Der Wert einer Ausbildung
Beitrag von Wilfried Vetter, Institut für Naturwissenschaften und Technologie in der Kunst
PCR-Test, Antikörper, RNA, logarithmisch, exponentielles Wachstum, Inkubationszeit, begrenzt viruzid, Lipidmembran, Chlorit haltige Reiniger. Derlei Begriffe aus der Fachsprache naturwissenschaftlicher Bereiche sind derzeit beim Konsum von Medien häufig im Zusammenhang mit SARS-CoV-2 anzutreffen. Dabei freut mich, dass ich aufgrund meiner Ausbildung in Chemie sowie Haushalts- und Ernährungswissenschaften, zuzüglich einer Diplomarbeit im Bereich der biomedizinischen Forschung, relativ wenige Probleme habe diese zu verstehen oder mir vertrauenswürdige Informationen dazu zu besorgen. Meine Freude schwindet aber leicht wieder, wenn in Beiträgen Ausdrücke wie Corona-Bonds, Bonitätsrisikoprämie oder nichttestierte Quartalsberichte vorkommen. Ich könnte auch noch weitere Beispiele aus anderen Bereichen als der Ökonomie nennen, möchte aber aufgrund der zu erwartenden Länge der Ausführungen darauf verzichten. Interessanterweise kommen Medienberichte über die derzeitigen Probleme von Menschen mit geringen Einkommen, von denen viele im Moment als systemrelevant gelobt werden, oft mit allgemeinverständlichen Worten aus. Es wäre schön wenn sich diese anerkannte Relevanz auch in Form höherer Einkommen ausdrücken würde, denn das könnte neben einem sorgenfreieren Leben der Betroffenen auch bessere Chancen auf höhere Bildung ermöglichen – zumindest für deren Kinder.
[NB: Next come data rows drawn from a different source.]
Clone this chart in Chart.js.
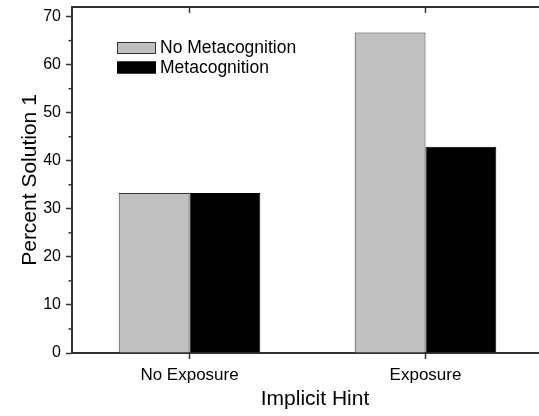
<!DOCTYPE html>
<html>
<head>
<meta charset="utf-8">
<script src="https://cdn.jsdelivr.net/npm/chart.js@4"></script>
<style>
  html, body { margin: 0; padding: 0; background: #fff; }
  #wrap { width: 539px; height: 416px; }
</style>
</head>
<body>
<div id="wrap"><canvas id="myChart" width="539" height="416"></canvas></div>
<script>
// values
const categories = ["No Exposure", "Exposure"];
const categoryPos = [1, 2];
const noMeta = [33.3, 66.7];
const meta = [33.3, 42.9];
const seriesNames = ["No Metacognition", "Metacognition"];
const yMajor = [0, 10, 20, 30, 40, 50, 60, 70];
const yMinor = [5, 15, 25, 35, 45, 55, 65];
const xTitle = "Implicit Hint";

const FONT = "'Liberation Sans', Arial, sans-serif";
const AXIS = "#333";

// top line, minor ticks, inward top ticks, x title and the legend
const framePlugin = {
  id: "frame",
  afterDraw(chart) {
    const ctx = chart.ctx;
    const a = chart.chartArea;
    const xs = chart.scales.x;
    const ys = chart.scales.y;
    ctx.save();
    ctx.strokeStyle = AXIS;
    ctx.lineWidth = 2;
    ctx.beginPath();
    ctx.moveTo(a.left, a.top);
    ctx.lineTo(chart.width, a.top);
    ctx.stroke();
    ctx.lineWidth = 1.5;
    categoryPos.forEach(v => {
      const px = xs.getPixelForValue(v);
      ctx.beginPath();
      ctx.moveTo(px, a.top);
      ctx.lineTo(px, a.top + 6);
      ctx.stroke();
    });
    yMinor.forEach(v => {
      const py = ys.getPixelForValue(v);
      ctx.beginPath();
      ctx.moveTo(a.left - 3.5, py);
      ctx.lineTo(a.left, py);
      ctx.stroke();
    });
    // x title: the original plot is cut off on the right, so its centre sits right of ours
    ctx.fillStyle = "#000";
    ctx.font = "21px " + FONT;
    ctx.textAlign = "center";
    ctx.textBaseline = "middle";
    ctx.fillText(xTitle, 315, 399);
    // legend
    ctx.textAlign = "left";
    const lx = 117, ly = 42;
    chart.data.datasets.forEach((ds, i) => {
      const y = ly + i * 19.5;
      ctx.fillStyle = ds.backgroundColor;
      ctx.fillRect(lx, y, 39, 12);
      ctx.strokeStyle = ds.borderColor;
      ctx.lineWidth = 1;
      ctx.strokeRect(lx + 0.5, y + 0.5, 38, 11);
      ctx.fillStyle = "#000";
      ctx.font = "17.5px " + FONT;
      ctx.textBaseline = "middle";
      ctx.fillText(ds.label, lx + 43, y + 6.5);
    });
    ctx.restore();
  }
};

new Chart(document.getElementById("myChart"), {
  type: "bar",
  data: {
    datasets: [
      {
        label: seriesNames[0],
        data: categoryPos.map((x, i) => ({ x: x, y: noMeta[i] })),
        backgroundColor: "#c0c0c0",
        borderColor: "#333",
        borderWidth: 1,
        borderSkipped: "bottom"
      },
      {
        label: seriesNames[1],
        data: categoryPos.map((x, i) => ({ x: x, y: meta[i] })),
        backgroundColor: "#000",
        borderColor: "#000",
        borderWidth: 1,
        borderSkipped: "bottom"
      }
    ]
  },
  options: {
    responsive: false,
    animation: false,
    layout: { padding: { top: 7, right: 0, left: 0, bottom: 0 } },
    datasets: { bar: { categoryPercentage: 0.6, barPercentage: 1.0 } },
    plugins: {
      legend: { display: false },
      tooltip: { enabled: false }
    },
    scales: {
      x: {
        type: "linear",
        offset: false,
        min: 0.502,
        max: 2.481,
        afterBuildTicks: (s) => { s.ticks = categoryPos.map(v => ({ value: v })); },
        afterFit: (s) => { s.height = 63; s.paddingLeft = 0; s.paddingRight = 0; },
        grid: { offset: false, drawOnChartArea: false, drawTicks: true, tickLength: 6, color: AXIS, tickWidth: 1.5 },
        border: { display: true, color: AXIS, width: 2 },
        ticks: {
          color: "#000",
          font: { family: FONT, size: 17 },
          padding: 6,
          autoSkip: false,
          maxRotation: 0,
          callback: (v) => categories[categoryPos.indexOf(v)]
        }
      },
      y: {
        min: 0,
        max: 72,
        afterBuildTicks: (s) => { s.ticks = yMajor.map(v => ({ value: v })); },
        afterFit: (s) => { s.width = 72; s.paddingTop = 0; s.paddingBottom = 0; },
        grid: { drawOnChartArea: false, drawTicks: true, tickLength: 6, color: AXIS, tickWidth: 1.5 },
        border: { display: true, color: AXIS, width: 2 },
        ticks: {
          color: "#000",
          font: { family: FONT, size: 16 },
          padding: 5,
          autoSkip: false
        },
        title: {
          display: true,
          text: "Percent Solution 1",
          color: "#000",
          font: { family: FONT, size: 21 },
          padding: { top: 18, bottom: 0 }
        }
      }
    }
  },
  plugins: [framePlugin]
});
</script>
</body>
</html>
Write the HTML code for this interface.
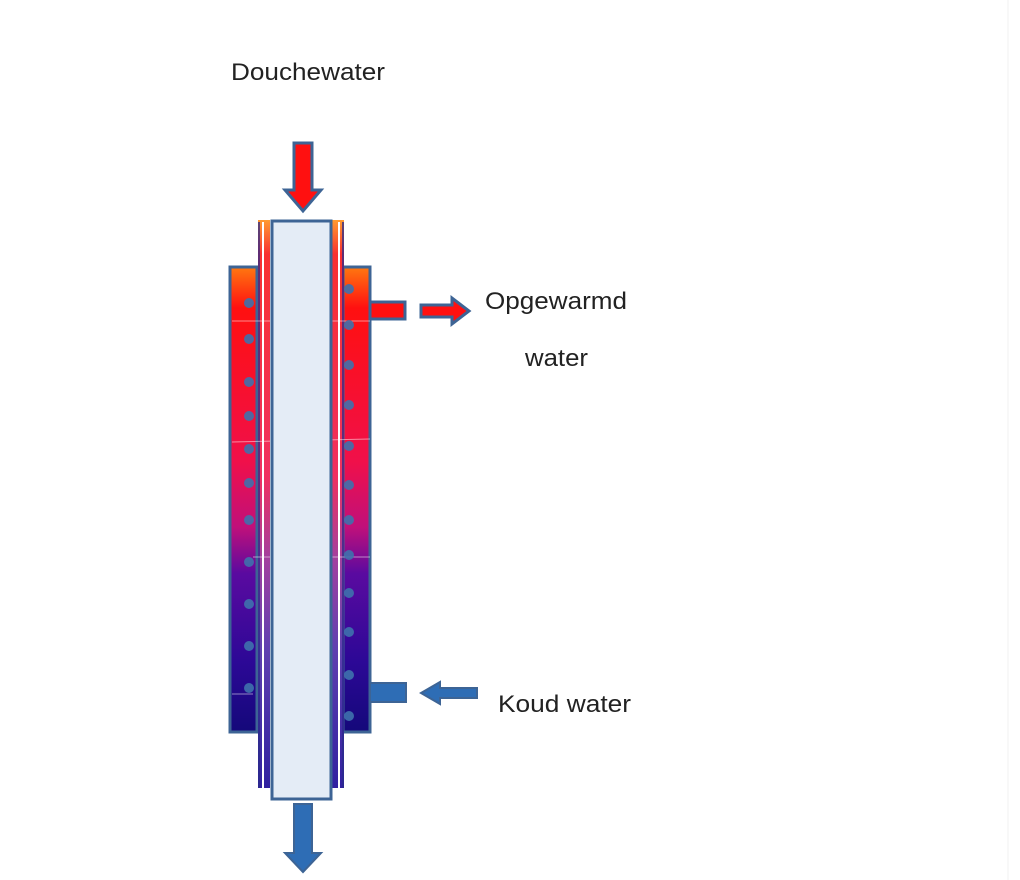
<!DOCTYPE html>
<html><head><meta charset="utf-8"><style>html,body{margin:0;padding:0;background:#fff;}svg{display:block;}</style></head>
<body>
<svg width="1020" height="880" viewBox="0 0 1020 880" xmlns="http://www.w3.org/2000/svg">
<defs>
<linearGradient id="g" x1="0" y1="266" x2="0" y2="732" gradientUnits="userSpaceOnUse">
<stop offset="0" stop-color="#ff7a10"/>
<stop offset="0.09" stop-color="#ff1010"/>
<stop offset="0.42" stop-color="#f0104a"/>
<stop offset="0.56" stop-color="#c0107a"/>
<stop offset="0.66" stop-color="#5a0aa0"/>
<stop offset="0.85" stop-color="#2c0896"/>
<stop offset="1" stop-color="#14087a"/>
</linearGradient>
<linearGradient id="g2" x1="0" y1="220" x2="0" y2="790" gradientUnits="userSpaceOnUse">
<stop offset="0" stop-color="#ff9a30"/>
<stop offset="0.06" stop-color="#f83030"/>
<stop offset="0.45" stop-color="#f03060"/>
<stop offset="0.6" stop-color="#a040a0"/>
<stop offset="0.75" stop-color="#6040b0"/>
<stop offset="1" stop-color="#3020a0"/>
</linearGradient>
</defs>
<line x1="1008" y1="0" x2="1008" y2="880" stroke="#f0f0f0" stroke-width="1"/>
<g font-family="Liberation Sans, sans-serif" font-size="24" fill="#222" lengthAdjust="spacingAndGlyphs">
<text x="231" y="80" textLength="154" lengthAdjust="spacingAndGlyphs">Douchewater</text>
<text x="485" y="309" textLength="142" lengthAdjust="spacingAndGlyphs">Opgewarmd</text>
<text x="525" y="366" textLength="63" lengthAdjust="spacingAndGlyphs">water</text>
<text x="498" y="712" textLength="133" lengthAdjust="spacingAndGlyphs">Koud water</text>
</g>
<!-- top arrow -->
<path d="M294,143 H312 V190 H321 L303,211 L285,190 H294 Z" fill="#ff1010" stroke="#3d6495" stroke-width="3"/>
<!-- jackets -->
<rect x="230" y="267" width="27" height="465" fill="url(#g)" stroke="#3d6495" stroke-width="3"/>
<rect x="343" y="267" width="27" height="465" fill="url(#g)" stroke="#3d6495" stroke-width="3"/>
<!-- thin walls -->
<rect x="258" y="220" width="12" height="568" fill="url(#g2)"/>
<rect x="332" y="220" width="12" height="568" fill="url(#g2)"/>
<line x1="263" y1="222" x2="263" y2="788" stroke="#fff" stroke-width="2"/>
<line x1="339" y1="222" x2="339" y2="788" stroke="#fff" stroke-width="2"/>
<line x1="259" y1="222" x2="259" y2="788" stroke="#2a2a8a" stroke-width="1.5"/>
<line x1="343" y1="222" x2="343" y2="788" stroke="#2a2a8a" stroke-width="1.5"/>
<!-- faint lines -->
<line x1="232" y1="321" x2="370" y2="321" stroke="#ffffff" stroke-opacity="0.5"/>
<line x1="232" y1="442" x2="370" y2="439" stroke="#ffffff" stroke-opacity="0.5"/>
<line x1="253" y1="557" x2="370" y2="557" stroke="#ffffff" stroke-opacity="0.5"/>
<line x1="232" y1="694" x2="253" y2="694" stroke="#ffffff" stroke-opacity="0.5"/>
<!-- inner tube -->
<rect x="272" y="221" width="59" height="578" fill="#e4ecf6" stroke="#3d6495" stroke-width="3"/>
<!-- dots -->
<g fill="#3f72ad" opacity="0.9">
<circle cx="249" cy="303" r="5"/><circle cx="249" cy="339" r="5"/><circle cx="249" cy="382" r="5"/><circle cx="249" cy="416" r="5"/><circle cx="249" cy="449" r="5"/><circle cx="249" cy="483" r="5"/><circle cx="249" cy="520" r="5"/><circle cx="249" cy="562" r="5"/><circle cx="249" cy="604" r="5"/><circle cx="249" cy="646" r="5"/><circle cx="249" cy="688" r="5"/>
<circle cx="349" cy="289" r="5"/><circle cx="349" cy="325" r="5"/><circle cx="349" cy="365" r="5"/><circle cx="349" cy="405" r="5"/><circle cx="349" cy="446" r="5"/><circle cx="349" cy="485" r="5"/><circle cx="349" cy="520" r="5"/><circle cx="349" cy="555" r="5"/><circle cx="349" cy="593" r="5"/><circle cx="349" cy="632" r="5"/><circle cx="349" cy="675" r="5"/><circle cx="349" cy="716" r="5"/>
</g>
<!-- outlet -->
<rect x="370" y="302" width="35" height="17" fill="#ff1010" stroke="#3d6495" stroke-width="3"/>
<path d="M421,305 H452 V298 L469,311 L452,324 V317 H421 Z" fill="#ff1010" stroke="#3d6495" stroke-width="3"/>
<!-- cold inlet -->
<rect x="370" y="683" width="36" height="19" fill="#2e6db5" stroke="#3d6495" stroke-width="2"/>
<path d="M477,688 H440 V682 L421,693 L440,704 V698 H477 Z" fill="#2e6db5" stroke="#3d6495" stroke-width="2"/>
<!-- bottom arrow -->
<path d="M294,804 H312 V853 H321 L303,872 L285,853 H294 Z" fill="#2e6db5" stroke="#3d6495" stroke-width="2"/>
</svg>
</body></html>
Nun gilt das Studium eines künstlerischen Faches gemeinhin nicht als Garant für ein hohes Einkommen der Absolvent_innen und es wird häufig diskutiert, welchen Nutzen diese Fächer überhaupt haben. Dies ist bei naturwissenschaftlichen Studien weit weniger der Fall und ich könnte tatsächlich auch von meiner Seite berichten, dass mir derzeit das erworbene Wissen zu den Themen Hygiene oder Vorratshaltung und Vorratsschutz hilft, um einige Unsicherheiten zu vermindern. Es hält mich außerdem auch davon ab, verzweifelt im Internet nach Life-Hacks zu suchen, welche zum Beispiel die Herstellung von dreifach-flauschigem Klopapier aus Zimmerpflanzen zum Inhalt haben. Diesen Nutzen würden wahrscheinlich die wenigsten Menschen bestreiten, jedoch bemerke ich gerade bei mir, dass dieser nicht annähernd den Mangel an Möglichkeiten zur unmittelbaren physischen Teilnahme an künstlerischen bzw. kulturellen Veranstaltungen kompensieren kann. Da Kunst im besten Fall ermöglicht gesellschaftliche Prozesse oder Entwicklungen zu erkennen und zu reflektieren, fällt dieser Mangel in Zeiten der verordneten Beschränkungen besonders schmerzlich auf.
Die derzeitigen Beschränkungen unseres Lebens zielen darauf ab, das auch in Chemielaboren angewendete Prinzip der Expositionsprophylaxe umzusetzen. Der Imperativ lautet: Wenn es irgendwo gefährlich ist, schütze dich oder komm der Gefahr nicht zu nahe! Dies erscheint mir aufgrund der bisher bekannten Eigenschaften der Gefahr SARS-CoV-2 derzeit sinnvoll und es sieht so aus, als könnte sich ein großer Teil der in Österreich lebenden Menschen zumindest zeitlich begrenzt damit abfinden.
Über allem steht jedoch die Frage, unter welchen Bedingungen die menschliche Existenz sinnvoll erscheint, wie sie schon im Roman Brave New World von Aldous Huxley thematisiert wurde. Und gerade auf diesem Gebiet haben die Kunst und auch die Kulturwissenschaften das Potenzial, wichtige Beiträge leisten zu können. Aus diesem Grund hoffe ich, ob nun ausreichend Klopapier vorhanden ist oder nicht*, dass die Akademie bald wieder eine unbeschränkte Stätte der Vermittlung nützlichen Wissens sein wird.